AIM OF THE EXERCISE »
Skip the pictures. Reproduce all other material exactly.

------------------------------

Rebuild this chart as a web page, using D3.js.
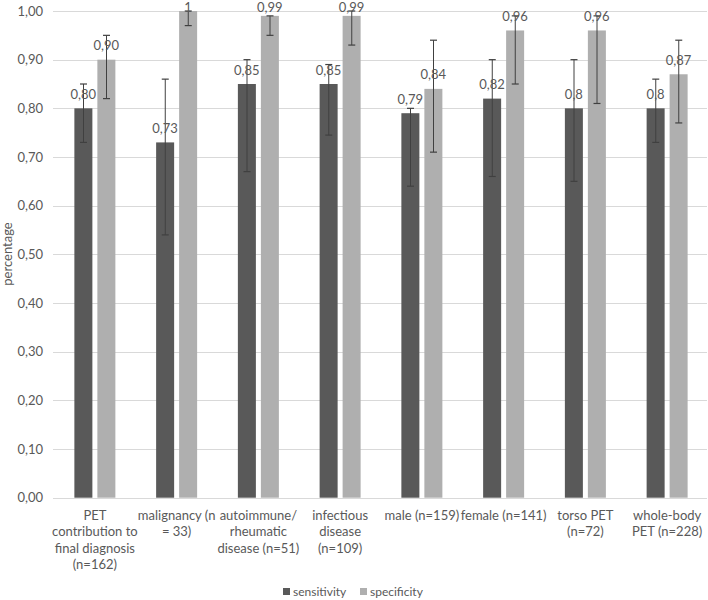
<!DOCTYPE html>
<html>
<head>
<meta charset="utf-8">
<script src="https://cdn.jsdelivr.net/npm/d3@7"></script>
<style>
  body { margin: 0; background: #fff; }
  text { font-family: Lato, "Liberation Sans", sans-serif; fill: #595959; }
</style>
</head>
<body>
<script>
const categories = [
  ['PET', 'contribution to', 'final diagnosis', '(n=162)'],
  ['malignancy (n', '= 33)'],
  ['autoimmune/', 'rheumatic', 'disease (n=51)'],
  ['infectious', 'disease', '(n=109)'],
  ['male (n=159)'],
  ['female (n=141)'],
  ['torso PET', '(n=72)'],
  ['whole-body', 'PET (n=228)']
]
const seriesNames = ['sensitivity', 'specificity']
const sensitivity = [0.80, 0.73, 0.85, 0.85, 0.79, 0.82, 0.80, 0.80]
const specificity = [0.90, 1.00, 0.99, 0.99, 0.84, 0.96, 0.96, 0.87]
const sensLabels = ['0,80', '0,73', '0,85', '0,85', '0,79', '0,82', '0,8', '0,8']
const specLabels = ['0,90', '1', '0,99', '0,99', '0,84', '0,96', '0,96', '0,87']
const sensLow = [0.73, 0.54, 0.67, 0.745, 0.64, 0.66, 0.65, 0.73]
const sensHigh = [0.85, 0.86, 0.90, 0.89, 0.80, 0.90, 0.90, 0.86]
const specLow = [0.82, 0.97, 0.95, 0.93, 0.71, 0.85, 0.81, 0.77]
const specHigh = [0.95, 1.00, 0.99, 1.00, 0.94, 0.99, 0.99, 0.94]
const yTicks = [0, 0.1, 0.2, 0.3, 0.4, 0.5, 0.6, 0.7, 0.8, 0.9, 1.0]

const width = 708
const height = 600
const colors = { sensitivity: '#595959', specificity: '#afafaf' }

const svg = d3.select('body').append('svg').attr('width', width).attr('height', height)

const x0 = d3.scaleBand().domain(d3.range(categories.length)).range([54, 708]).padding(0)
const x1 = d3.scaleBand().domain(seriesNames).range([0, x0.bandwidth()]).paddingInner(0.217).paddingOuter(0.886)
const y = d3.scaleLinear().domain([0, 1]).range([497.7, 11])

const locale = d3.formatLocale({ decimal: ',', thousands: '.', grouping: [3], currency: ['', ''] })
const fmt = locale.format('.2f')

// gridlines
svg.append('g').selectAll('line').data(yTicks).enter().append('line')
  .attr('x1', 53).attr('x2', 707)
  .attr('y1', d => Math.round(y(d)) + 0.5).attr('y2', d => Math.round(y(d)) + 0.5)
  .attr('stroke', '#d9d9d9').attr('stroke-width', 1)

// y axis labels
const yAxis = d3.axisLeft(y).tickValues(yTicks).tickFormat(fmt).tickSize(0).tickPadding(0)
const yg = svg.append('g').attr('transform', 'translate(43,0)').call(yAxis)
yg.select('.domain').remove()
yg.selectAll('text').style('font-size', '13px').attr('fill', '#595959').style('font-family', 'Lato, sans-serif')

svg.append('text').attr('transform', 'translate(12,254) rotate(-90)')
  .attr('text-anchor', 'middle').style('font-size', '13px').text('percentage')

const rows = categories.map((c, i) => ({
  i,
  series: [
    { key: 'sensitivity', v: sensitivity[i], lo: sensLow[i], hi: sensHigh[i], label: sensLabels[i] },
    { key: 'specificity', v: specificity[i], lo: specLow[i], hi: specHigh[i], label: specLabels[i] }
  ]
}))

const groups = svg.selectAll('.grp').data(rows).enter().append('g')
  .attr('class', 'grp').attr('transform', d => `translate(${x0(d.i)},0)`)

groups.selectAll('rect').data(d => d.series).enter().append('rect')
  .attr('x', d => x1(d.key)).attr('width', x1.bandwidth())
  .attr('y', d => y(d.v)).attr('height', d => y(0) - y(d.v))
  .attr('fill', d => colors[d.key])

// error bars
const eb = groups.selectAll('.eb').data(d => d.series).enter().append('g').attr('class', 'eb')
  .attr('transform', d => `translate(${Math.round(x1(d.key) + x1.bandwidth() / 2) + 0.5},0)`)
eb.append('line').attr('x1', 0).attr('x2', 0).attr('y1', d => y(d.lo)).attr('y2', d => y(d.hi))
  .attr('stroke', '#404040').attr('stroke-width', 1)
eb.append('line').attr('x1', -3.5).attr('x2', 3.5).attr('y1', d => y(d.lo)).attr('y2', d => y(d.lo))
  .attr('stroke', '#404040').attr('stroke-width', 1.2)
eb.append('line').attr('x1', -3.5).attr('x2', 3.5).attr('y1', d => y(d.hi)).attr('y2', d => y(d.hi))
  .attr('stroke', '#404040').attr('stroke-width', 1.2)

// value labels
groups.selectAll('.val').data(d => d.series).enter().append('text').attr('class', 'val')
  .attr('x', d => x1(d.key) + x1.bandwidth() / 2)
  .attr('y', d => Math.max(y(d.v) - 9.5, 12))
  .attr('text-anchor', 'middle').style('font-size', '13px').text(d => d.label)

// category labels
groups.each(function (d) {
  const t = d3.select(this).append('text').attr('text-anchor', 'middle').style('font-size', '13px')
  categories[d.i].forEach((line, k) => {
    t.append('tspan').attr('x', x0.bandwidth() / 2).attr('y', 519.5 + k * 16.5).text(line)
  })
})

// legend
const legendX = [283, 360]
const lg = svg.selectAll('.lg').data(seriesNames).enter().append('g').attr('class', 'lg')
  .attr('transform', (d, i) => `translate(${legendX[i]},588)`)
lg.append('rect').attr('width', 7).attr('height', 7).attr('fill', d => colors[d])
lg.append('text').attr('x', 10).attr('y', 8).style('font-size', '12px').text(d => d)
</script>
</body>
</html>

------------------------------

EXERCISE OUTPUT »
Rebuild this chart as a web page, using D3.js.
<!DOCTYPE html>
<html>
<head>
<meta charset="utf-8">
<script src="https://cdn.jsdelivr.net/npm/d3@7"></script>
<style>
  body { margin: 0; background: #fff; }
  text { font-family: Lato, "Liberation Sans", sans-serif; fill: #595959; }
</style>
</head>
<body>
<script>
const categories = [
  ['PET', 'contribution to', 'final diagnosis', '(n=162)'],
  ['malignancy (n', '= 33)'],
  ['autoimmune/', 'rheumatic', 'disease (n=51)'],
  ['infectious', 'disease', '(n=109)'],
  ['male (n=159)'],
  ['female (n=141)'],
  ['torso PET', '(n=72)'],
  ['whole-body', 'PET (n=228)']
]
const seriesNames = ['sensitivity', 'specificity']
const sensitivity = [0.80, 0.73, 0.85, 0.85, 0.79, 0.82, 0.80, 0.80]
const specificity = [0.90, 1.00, 0.99, 0.99, 0.84, 0.96, 0.96, 0.87]
const sensLabels = ['0,80', '0,73', '0,85', '0,85', '0,79', '0,82', '0,8', '0,8']
const specLabels = ['0,90', '1', '0,99', '0,99', '0,84', '0,96', '0,96', '0,87']
const sensLow = [0.73, 0.54, 0.67, 0.745, 0.64, 0.66, 0.65, 0.73]
const sensHigh = [0.85, 0.86, 0.90, 0.89, 0.80, 0.90, 0.90, 0.86]
const specLow = [0.82, 0.97, 0.95, 0.93, 0.71, 0.85, 0.81, 0.77]
const specHigh = [0.95, 1.00, 0.99, 1.00, 0.94, 0.99, 0.99, 0.94]
const yTicks = [0, 0.1, 0.2, 0.3, 0.4, 0.5, 0.6, 0.7, 0.8, 0.9, 1.0]

const width = 708
const height = 600
const colors = { sensitivity: '#595959', specificity: '#afafaf' }

const svg = d3.select('body').append('svg').attr('width', width).attr('height', height)

const x0 = d3.scaleBand().domain(d3.range(categories.length)).range([54, 708]).padding(0)
const x1 = d3.scaleBand().domain(seriesNames).range([0, x0.bandwidth()]).paddingInner(0.217).paddingOuter(0.886)
const y = d3.scaleLinear().domain([0, 1]).range([497.7, 11])

const locale = d3.formatLocale({ decimal: ',', thousands: '.', grouping: [3], currency: ['', ''] })
const fmt = locale.format('.2f')

// gridlines
svg.append('g').selectAll('line').data(yTicks).enter().append('line')
  .attr('x1', 53).attr('x2', 707)
  .attr('y1', d => Math.round(y(d)) + 0.5).attr('y2', d => Math.round(y(d)) + 0.5)
  .attr('stroke', '#d9d9d9').attr('stroke-width', 1)

// y axis labels
const yAxis = d3.axisLeft(y).tickValues(yTicks).tickFormat(fmt).tickSize(0).tickPadding(0)
const yg = svg.append('g').attr('transform', 'translate(43,0)').call(yAxis)
yg.select('.domain').remove()
yg.selectAll('text').style('font-size', '13px').attr('fill', '#595959').style('font-family', 'Lato, sans-serif')

svg.append('text').attr('transform', 'translate(12,254) rotate(-90)')
  .attr('text-anchor', 'middle').style('font-size', '13px').text('percentage')

const rows = categories.map((c, i) => ({
  i,
  series: [
    { key: 'sensitivity', v: sensitivity[i], lo: sensLow[i], hi: sensHigh[i], label: sensLabels[i] },
    { key: 'specificity', v: specificity[i], lo: specLow[i], hi: specHigh[i], label: specLabels[i] }
  ]
}))

const groups = svg.selectAll('.grp').data(rows).enter().append('g')
  .attr('class', 'grp').attr('transform', d => `translate(${x0(d.i)},0)`)

groups.selectAll('rect').data(d => d.series).enter().append('rect')
  .attr('x', d => x1(d.key)).attr('width', x1.bandwidth())
  .attr('y', d => y(d.v)).attr('height', d => y(0) - y(d.v))
  .attr('fill', d => colors[d.key])

// error bars
const eb = groups.selectAll('.eb').data(d => d.series).enter().append('g').attr('class', 'eb')
  .attr('transform', d => `translate(${Math.round(x1(d.key) + x1.bandwidth() / 2) + 0.5},0)`)
eb.append('line').attr('x1', 0).attr('x2', 0).attr('y1', d => y(d.lo)).attr('y2', d => y(d.hi))
  .attr('stroke', '#404040').attr('stroke-width', 1)
eb.append('line').attr('x1', -3.5).attr('x2', 3.5).attr('y1', d => y(d.lo)).attr('y2', d => y(d.lo))
  .attr('stroke', '#404040').attr('stroke-width', 1.2)
eb.append('line').attr('x1', -3.5).attr('x2', 3.5).attr('y1', d => y(d.hi)).attr('y2', d => y(d.hi))
  .attr('stroke', '#404040').attr('stroke-width', 1.2)

// value labels
groups.selectAll('.val').data(d => d.series).enter().append('text').attr('class', 'val')
  .attr('x', d => x1(d.key) + x1.bandwidth() / 2)
  .attr('y', d => Math.max(y(d.v) - 9.5, 12))
  .attr('text-anchor', 'middle').style('font-size', '13px').text(d => d.label)

// category labels
groups.each(function (d) {
  const t = d3.select(this).append('text').attr('text-anchor', 'middle').style('font-size', '13px')
  categories[d.i].forEach((line, k) => {
    t.append('tspan').attr('x', x0.bandwidth() / 2).attr('y', 519.5 + k * 16.5).text(line)
  })
})

// legend
const legendX = [283, 360]
const lg = svg.selectAll('.lg').data(seriesNames).enter().append('g').attr('class', 'lg')
  .attr('transform', (d, i) => `translate(${legendX[i]},588)`)
lg.append('rect').attr('width', 7).attr('height', 7).attr('fill', d => colors[d])
lg.append('text').attr('x', 10).attr('y', 8).style('font-size', '12px').text(d => d)
</script>
</body>
</html>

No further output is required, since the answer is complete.